There is a natural tendency in markets and the news media to accompany every monthly set of U.S. employment data with its own suspenseful narrative. This time around, the story line focused on whether the jobs report would endorse or refute the prior month's disappointing numbers. New job creation in August, originally reported at 142,000, was well below expectations and the monthly average of more than 200,000.
Whether one month's report is higher or lower than the previous one matters far less than the larger picture. It's better to assess whether the U.S. saw robust monthly job creation, healthy wage growth and an improvement in the structure of the labor market. Only when this trio of numbers materializes will the significant fall in the unemployment rate feel like, and constitute, genuine improvement for the majority of the country.
Today's report tells me we aren't there yet. While the U.S. continues to outperform most of its advanced-economy peers, its growth rate is stuck in low gear. The longer this continues, the greater the risk that the economy's potential will be dragged down.
To break the pattern and achieve what U.S. Federal Reserve Chair Janet Yellen calls "economic liftoff," the U.S. labor market needs to deliver the three elements I just mentioned (and do so simultaneously). Otherwise, the sense of economic malaise will persist, fueled by subpotential growth, excessive underemployment, unusually stagnant earnings for much of the population and rising inequalities of income, wealth and opportunity.

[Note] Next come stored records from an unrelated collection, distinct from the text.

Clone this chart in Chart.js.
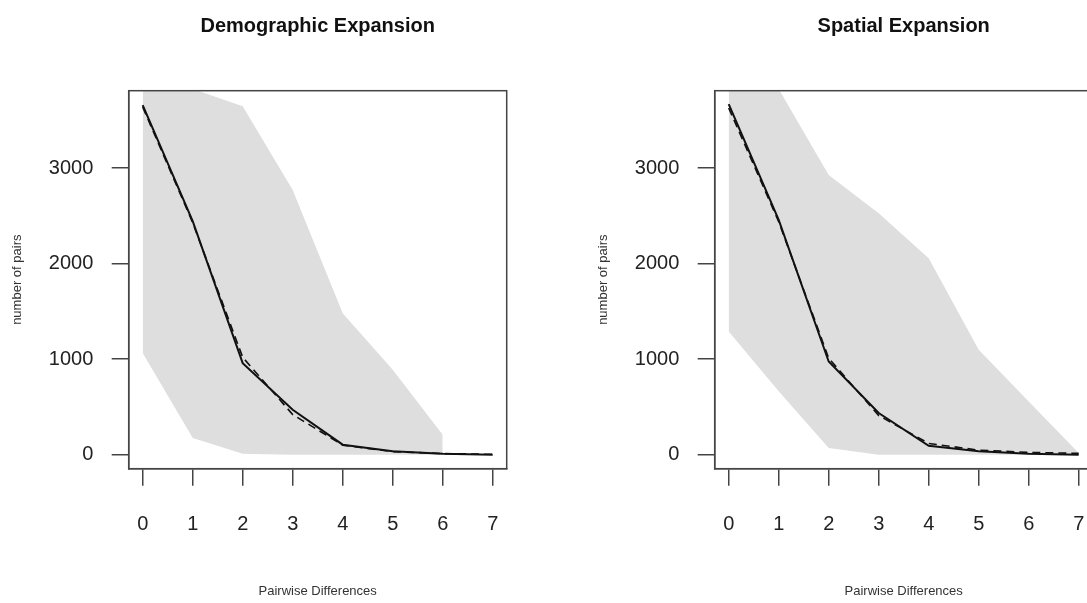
<!DOCTYPE html>
<html>
<head>
<meta charset="utf-8">
<script src="https://cdn.jsdelivr.net/npm/chart.js@4.4.1/dist/chart.umd.min.js"></script>
<style>
  html, body { margin: 0; padding: 0; background: #fff; overflow: hidden; }
  body { width: 1087px; height: 603px; position: relative; }
  canvas { position: absolute; top: 0; }
  #demoChart { left: 0; }
  #spatialChart { left: 585.5px; }
</style>
</head>
<body>
<canvas id="demoChart" width="585" height="603"></canvas>
<canvas id="spatialChart" width="585" height="603"></canvas>
<script>
// mismatch distributions

const diffs = [0, 1, 2, 3, 4, 5, 6, 7];
const xTicks = [0, 1, 2, 3, 4, 5, 6, 7];
const yTicks = [0, 1000, 2000, 3000];

// Demographic expansion
const demoBandX = [0, 1, 2, 3, 4, 5, 6];
const demoUpper = [3880, 3830, 3650, 2772, 1482, 889, 209];
const demoLower = [1064, 175, 10, 0, 0, 0, 0];
const demoObserved = [3661, 2445, 959, 471, 105, 35, 11, 0];
const demoExpected = [3640, 2430, 1020, 420, 100, 32, 12, 4];

// Spatial expansion
const spatialBandX = [0, 1, 2, 3, 4, 5, 6, 7];
const spatialUpper = [3880, 3830, 2929, 2528, 2057, 1098, 558, 18];
const spatialLower = [1290, 665, 70, 0, 0, 0, 0, 0];
const spatialObserved = [3672, 2458, 976, 436, 94, 35, 11, 0];
const spatialExpected = [3630, 2440, 1010, 410, 118, 48, 24, 14];

const FONT = "'Liberation Sans', Arial, Helvetica, sans-serif";
const AXIS = '#444';

const toPoints = (xs, ys) => xs.map((x, i) => ({ x, y: ys[i] }));

// R-style box round the plot region
const boxPlugin = {
  id: 'box',
  afterDraw(chart) {
    const { ctx, chartArea: a } = chart;
    ctx.save();
    ctx.strokeStyle = AXIS;
    ctx.lineWidth = 1.5;
    ctx.strokeRect(a.left, a.top, a.right - a.left, a.bottom - a.top);
    ctx.restore();
  }
};

function makePanel(id, title, bandX, upper, lower, observed, expected) {
  const ctx = document.getElementById(id).getContext('2d');
  return new Chart(ctx, {
    type: 'line',
    data: {
      datasets: [
        {
          label: 'observed',
          data: toPoints(diffs, observed),
          borderColor: '#111',
          borderWidth: 2,
          pointRadius: 0,
          tension: 0,
          fill: false
        },
        {
          label: 'expected',
          data: toPoints(diffs, expected),
          borderColor: '#111',
          borderWidth: 1.6,
          borderDash: [8, 5],
          pointRadius: 0,
          tension: 0,
          fill: false
        },
        {
          label: 'upper',
          data: toPoints(bandX, upper),
          borderColor: 'rgba(0,0,0,0)',
          borderWidth: 0,
          backgroundColor: '#dedede',
          pointRadius: 0,
          tension: 0,
          fill: { target: 3 }
        },
        {
          label: 'lower',
          data: toPoints(bandX, lower),
          borderColor: 'rgba(0,0,0,0)',
          borderWidth: 0,
          pointRadius: 0,
          tension: 0,
          fill: false
        }
      ]
    },
    options: {
      responsive: false,
      animation: false,
      layout: { padding: { left: 0, right: 78.3, top: 0, bottom: 0 } },
      plugins: {
        legend: { display: false },
        tooltip: { enabled: false },
        title: {
          display: true,
          text: title,
          fullSize: false,
          color: '#111',
          font: { family: FONT, size: 20, weight: 'bold' },
          padding: { top: 14, bottom: 52.7 }
        }
      },
      scales: {
        x: {
          type: 'linear',
          min: -0.28,
          max: 7.28,
          afterBuildTicks: s => { s.ticks = xTicks.map(v => ({ value: v })); },
          afterFit: s => { s.height = 134.3; },
          grid: { drawOnChartArea: false, drawTicks: true, tickLength: 17, color: AXIS, lineWidth: 1.5 },
          border: { display: true, color: AXIS, width: 1.5 },
          ticks: { color: '#222', padding: 26.5, font: { family: FONT, size: 20 }, callback: v => String(v) },
          title: {
            display: true,
            text: 'Pairwise Differences',
            color: '#333',
            font: { family: FONT, size: 13 },
            padding: { top: 0, bottom: 4.2 }
          }
        },
        y: {
          min: -146.6,
          max: 3811.6,
          afterBuildTicks: s => { s.ticks = yTicks.map(v => ({ value: v })); },
          afterFit: s => { s.width = 128.7; },
          grid: { drawOnChartArea: false, drawTicks: true, tickLength: 17, color: AXIS, lineWidth: 1.5 },
          border: { display: true, color: AXIS, width: 1.5 },
          ticks: { color: '#222', padding: 18.4, font: { family: FONT, size: 20 }, callback: v => String(v) },
          title: {
            display: true,
            text: 'number of pairs',
            color: '#333',
            font: { family: FONT, size: 13 },
            padding: { top: 9.2, bottom: 0 }
          }
        }
      }
    },
    plugins: [boxPlugin]
  });
}

makePanel('demoChart', 'Demographic Expansion', demoBandX, demoUpper, demoLower, demoObserved, demoExpected);
makePanel('spatialChart', 'Spatial Expansion', spatialBandX, spatialUpper, spatialLower, spatialObserved, spatialExpected);
</script>
</body>
</html>
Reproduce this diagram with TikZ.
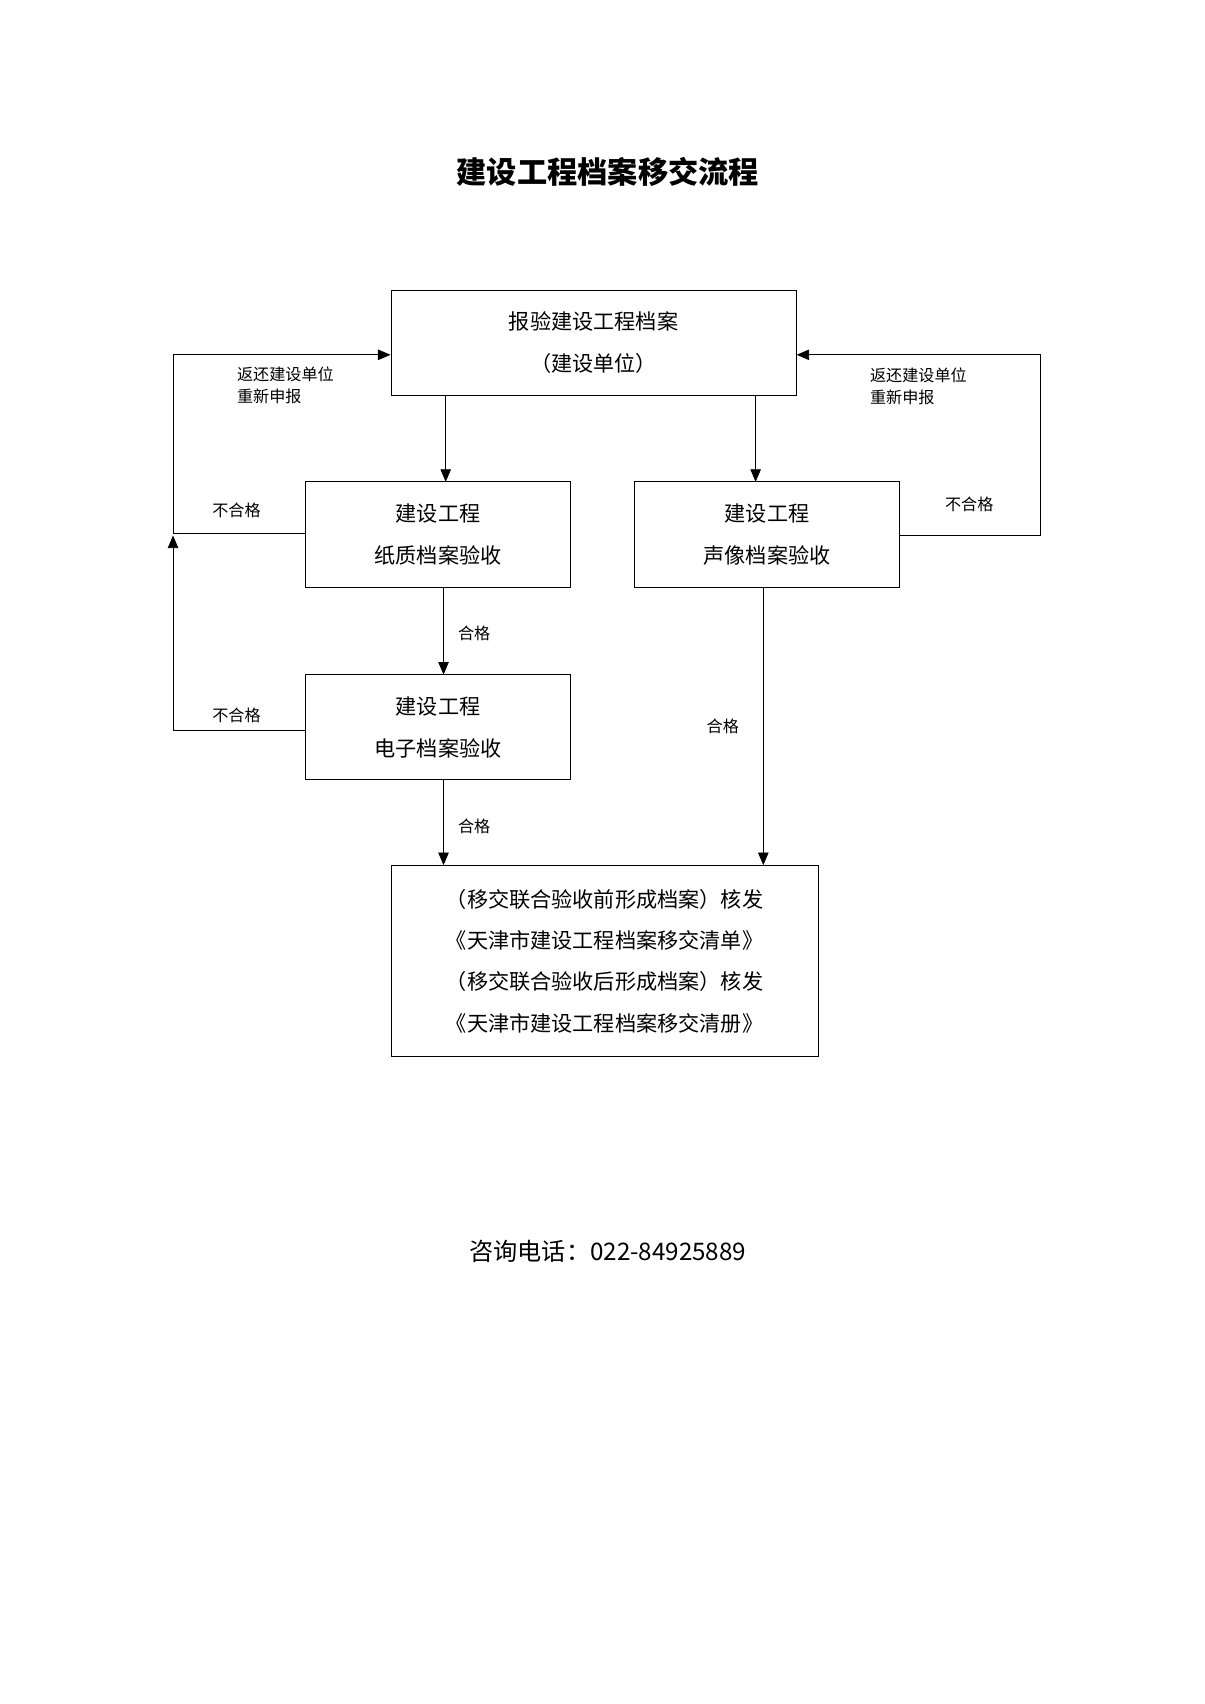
\documentclass[tikz,border=0pt]{standalone}
\usepackage{fontspec}
\setmainfont{Noto Sans CJK SC}
\usetikzlibrary{arrows}

\tikzset{
  box/.style={draw, minimum width=242\unitpx, minimum height=96\unitpx, align=center, font=\fontsize{10.5}{21}\selectfont},
  lbl/.style={font=\fontsize{8}{11}\selectfont, align=left},
  flow/.style={arrows={-triangle 45}}
}
\newlength{\unitpx}
\setlength{\unitpx}{0.0191cm}

\begin{document}
\begin{tikzpicture}[x=0.0191cm, y=-0.0191cm]
\useasboundingbox (0,0) rectangle (1100,1556);

\node[font=\bfseries\fontsize{15}{18}\selectfont] (title) at (555,157) {建设工程档案移交流程};

\node[box, minimum width=370\unitpx] (submit) at (542,313) {报验建设工程档案\\（建设单位）};
\node[box] (paper) at (400,488) {建设工程\\纸质档案验收};
\node[box] (audio) at (700.5,488) {建设工程\\声像档案验收};
\node[box] (elec) at (400,664) {建设工程\\电子档案验收};
\node[box, minimum width=390\unitpx, minimum height=175\unitpx, font=\fontsize{10.5}{20.5}\selectfont] (issue) at (552,877.5)
  {（移交联合验收前形成档案）核发\\《天津市建设工程档案移交清单》\\（移交联合验收后形成档案）核发\\《天津市建设工程档案移交清册》};

% down
\draw[flow] (407,361) -- (407,440);
\draw[flow] (690,361) -- (690,440);
\draw[flow] (405,536) -- (405,616);
\node[lbl] (ok1) at (433,578) {合格};
\draw[flow] (405,712) -- (405,790);
\node[lbl] (ok2) at (433,755) {合格};
\draw[flow] (697,536) -- (697,790);
\node[lbl] (ok3) at (660,663) {合格};

% left feedback
\coordinate (l1) at (158,487);
\coordinate (l2) at (158,324);
\draw[flow] (paper.west |- l1) -- (l1) -- (l2) -- (submit.west |- l2);
\node[lbl, anchor=west] (back1) at (210,352) {返还建设单位\\重新申报};
\node[lbl] (ng1) at (216,466) {不合格};
\coordinate (l3) at (158,667);
\draw[flow] (elec.west |- l3) -- (l3) -- (158,489);
\node[lbl] (ng2) at (216,653) {不合格};

% right feedback
\coordinate (r1) at (950,489);
\coordinate (r2) at (950,324);
\draw[flow] (audio.east |- r1) -- (r1) -- (r2) -- (submit.east |- r2);
\node[lbl, anchor=west] (back2) at (788,353) {返还建设单位\\重新申报};
\node[lbl] (ng3) at (885,461) {不合格};

\node[font=\fontsize{12}{14}\selectfont] (phone) at (555,1143) {咨询电话：022-84925889};
\end{tikzpicture}
\end{document}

The September jobs report released today suggests that the U.S. is again creating more than 200,000 jobs a month. The addition of 248,000 jobs is accompanied by a significant upward revision to the July and August numbers. With a net add of almost 320,000 jobs, the three-month average now stands at 224,000. The unemployment rate edged down to 5.9 percent, its lowest level since July 2008.
Yet the positive news on job creation doesn't extend to wage growth. The annual increase in earnings slipped to 2 percent, below a still-modest expectation of 2.2 percent. At the same time, the labor-force participation rate fell slightly to 62.7 percent from 62.8 percent in August, a multidecade low.
Then there are the indicators of the structural health of the labor markets, an aspect I follow closely. Here the news isn't good. At 3 million, the number of long-term unemployed hardly budged. Youth unemployment rose somewhat to 20 percent, giving up half the gains of the prior month. And joblessness among those lacking a college education is still too high.
In sum, today's employment report points to an economy that continues to improve, yet only gradually. The U.S. has yet to emerge from its frustrating post-crisis "new normal," or what Christine Lagarde, the managing director of the International Monetary Fund, said Thursday is a "new mediocre" period. Given weakness elsewhere in the global economy, the U.S. recovery isn't likely to lift many boats unless Congress joins the Fed and adopts measures that lift consumer demand, reduce long-term debt and promote stronger economic growth.